Brett is quick to point out that a move to the Bay Area was far more of a stretch for Patti, a lifelong Kentucky Southern Baptist.
“She’s the brave one!” he laughed. “I mean, I’m a military kid, I’m used to moving!”
Why the Bay Area? Here, Brett’s tech background bubbles in his enthusiasm for data: the Bay Area includes nine counties, 8 million people, 500 zip codes, 160 languages … and 7 million non-believers.
“An African pastor once said to me, ‘You Americans need to pray so hard it makes God sweat!’ Of course that’s hyperbole, but the gist is right: we need to dream big. So our dream is to start a new church in every one of those 500 zip codes, each church with 10 baptized believers. That’s 5,000 Christians, in five years.”
Erika is a good start: a single Hispanic mother, rejected by the church, became a believer, yet without a church home. She attended one of the Butlers’ training events, invited through a friend, and Brett approached her afterward with a bold question: “Want to put your money where your mouth is? How about hosting a church gathering at your home?”
She said yes, and on Friday evenings, because that was when she was tempted to “go out to party and make bad choices.”
She wanted church instead.
The ripples continued: Erika’s friend, Patrick, with no church background at all, casually began attending her Friday night gathering, and was eventually baptized.

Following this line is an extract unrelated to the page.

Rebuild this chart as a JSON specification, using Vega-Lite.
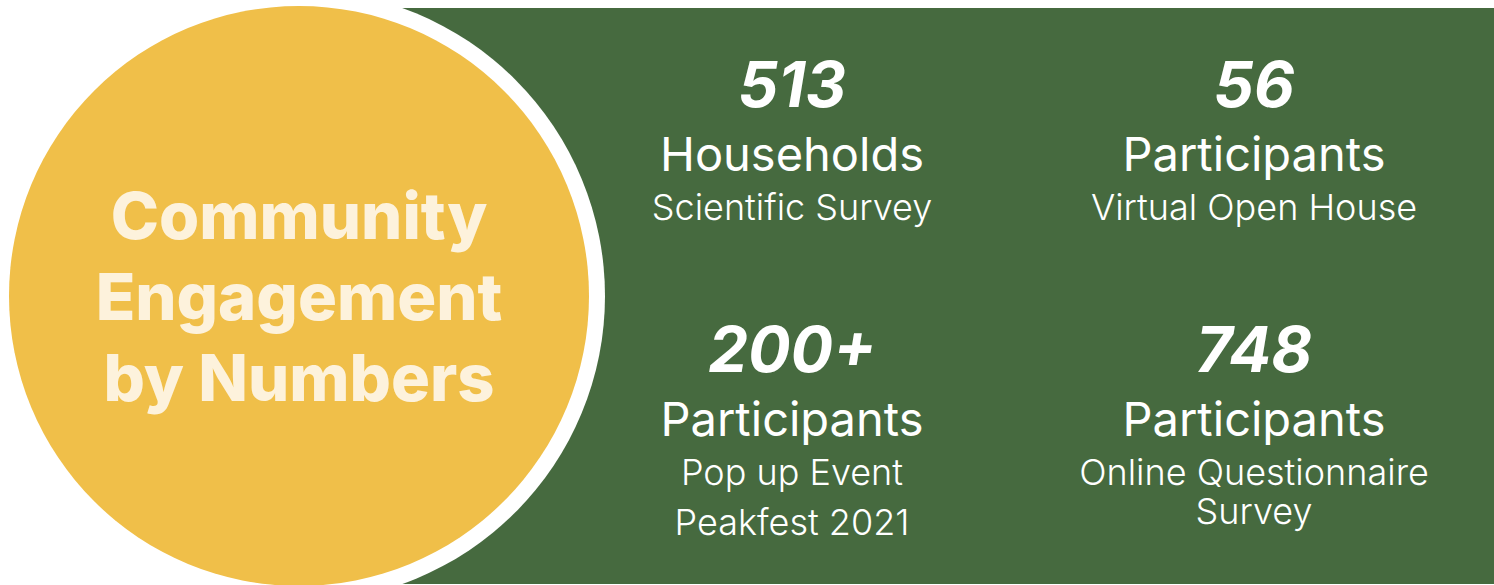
{
  "$schema": "https://vega.github.io/schema/vega-lite/v6.json",
  "width": 1194,
  "height": 576,
  "autosize": {"type": "none"},
  "padding": {"left": 300, "top": 8, "right": 0, "bottom": 1},
  "background": "#ffffff",
  "view": {"fill": "#466A3F", "stroke": null},
  "datasets": {
    "title": [{"col": 0, "text": "Community\nEngagement\nby Numbers"}],
    "stats": [
      {"col": 1, "row": 1, "value": "513", "unit": "Households", "source": "Scientific Survey"},
      {"col": 2, "row": 1, "value": "56", "unit": "Participants", "source": "Virtual Open House"},
      {"col": 1, "row": 2, "value": "200+", "unit": "Participants", "source": "Pop up Event\nPeakfest 2021"},
      {"col": 2, "row": 2, "value": "748", "unit": "Participants", "source": "Online Questionnaire\nSurvey"}
    ]
  },
  "encoding": {
    "x": {"field": "col", "type": "quantitative", "axis": null,
      "scale": {"domain": [0, 1, 2], "range": [-1, 492, 954], "zero": false, "nice": false}}
  },
  "layer": [
    {
      "data": {"name": "title"},
      "mark": {"type": "point", "filled": true, "opacity": 1, "color": "#ffffff", "size": 374544, "strokeWidth": 0}
    },
    {
      "data": {"name": "title"},
      "mark": {"type": "point", "filled": true, "opacity": 1, "color": "#F0BF49", "size": 336400, "strokeWidth": 0}
    },
    {
      "data": {"name": "title"},
      "mark": {"type": "text", "font": "Inter", "fontWeight": 800, "fontSize": 65, "color": "#FDF2DC",
        "lineBreak": "\n", "lineHeight": 81, "baseline": "middle", "align": "center", "dy": -77},
      "encoding": {"text": {"field": "text"}}
    },
    {
      "data": {"name": "stats"},
      "mark": {"type": "text", "font": "Inter", "fontWeight": 700, "fontStyle": "italic", "fontSize": 63, "color": "#ffffff",
        "baseline": "middle", "align": "center"},
      "encoding": {
        "y": {"field": "row", "type": "quantitative", "axis": null, "scale": {"domain": [1, 2], "range": [80, 345], "zero": false, "nice": false}},
        "text": {"field": "value"}
      }
    },
    {
      "data": {"name": "stats"},
      "mark": {"type": "text", "font": "Inter", "fontWeight": 400, "fontSize": 47, "color": "#ffffff",
        "baseline": "middle", "align": "center", "dy": 69},
      "encoding": {
        "y": {"field": "row", "type": "quantitative", "axis": null},
        "text": {"field": "unit"}
      }
    },
    {
      "data": {"name": "stats"},
      "transform": [{"filter": "datum.col == 1"}],
      "mark": {"type": "text", "font": "Inter", "fontWeight": 300, "fontSize": 36, "color": "#ffffff",
        "baseline": "middle", "align": "center", "dy": 121, "lineBreak": "\n", "lineHeight": 50},
      "encoding": {
        "y": {"field": "row", "type": "quantitative", "axis": null},
        "text": {"field": "source"}
      }
    },
    {
      "data": {"name": "stats"},
      "transform": [{"filter": "datum.col == 2"}],
      "mark": {"type": "text", "font": "Inter", "fontWeight": 300, "fontSize": 36, "color": "#ffffff",
        "baseline": "middle", "align": "center", "dy": 121, "lineBreak": "\n", "lineHeight": 39},
      "encoding": {
        "y": {"field": "row", "type": "quantitative", "axis": null},
        "text": {"field": "source"}
      }
    }
  ]
}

“Last December was Patrick’s first Christmas as a Christian, and he was so excited, so full of so many questions; had no idea the baby in the manger was Jesus, didn’t even know what a manger was; and was flabbergasted that his Savior left the perfection of Heaven and came to Earth in such a way for him,” Brett said.
Sanctuary Bay is one of two house church networks in the Bay Area, Bergquist noted.
“Churches usually gather people based on similarity — same language or background or ethnicity, or according to geography, such as a neighborhood or district, or according to relationship,” she explained. “A house church model builds on relationship, and Brett and Patti build those beautifully.”
After all, as Brett would say about believers: “All y’all are church planters.”